October 21st, 1977
I find myself delighted with my life. Alone at home on a Friday night. Puttering around my cluttered apartment wearing my father’s old bathrobe– snuggling on the sofa with my dog– reading “How to Save Your Own Life” by Erica Jong.
She writes, “…how uncontrollable life is, how little our anxieties influence our futures.”
This little roach infested apartment in Glover Park has become my womb, my haven. I turn the lock on the door and have my own playland at my disposal. Free to wander around in an awful old robe. Free to talk crazy to my dog and hop and dance around the apartment for her amusement. Free to dye my hair and mustache dark black (which I did tonight, much to my horror. Although it satisfied a lifelong fantasy, it left me looking like Groucho Marx) Free to eat disgustingly heaped plates of Stouffer’s frozen lasagna and sit cross-legged on the sofa and eat chocolate Bavarian pie.
How different I am now than that first year after leaving Richard. I remember my awful existence in my apartment. Barren and empty and lonely. Feeling so lost and unloved. Floundering without the social equipment of a lover and a home. And my patent inability to create my own world because that would have no meaning. Making myself happy didn’t count in those days. I needed Daddy to take care of me. I spent so much tormented effort trying to manufacture my father’s love from the world around me. And that love I was seeking was epitomized by the security of a lover, a home, a white picket fence. What an awful burden I put on Richard to be my Daddy. He was such a lost little boy himself. Desperately trying to be loved by his mother.

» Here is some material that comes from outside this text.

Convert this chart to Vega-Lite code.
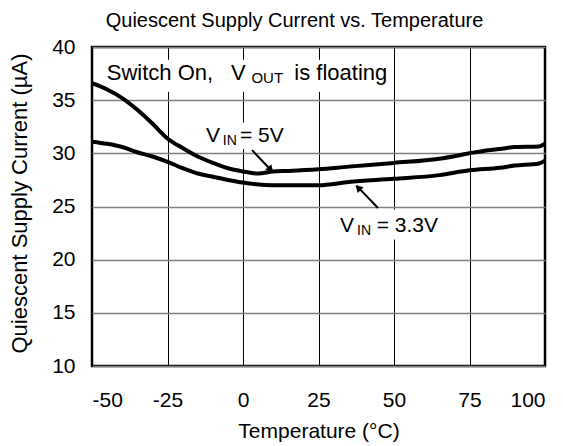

I wonder if it was my father’s actual physical death that ended my endless search for his love. Possibly it was a natural change, a growth, that I was headed for anyway. I have moments lately– of near giddiness– when I feel my support coming from within. What a freedom that presents. Suddenly the people in my life do not bear the awesome possibility of saving me. I am free to experience them without hating them for not being my Daddy. You see, my Daddy is dead– and I am very much responsible for my own happiness. Much more than that, however, for the first time in my life– my own happiness is my primary concern.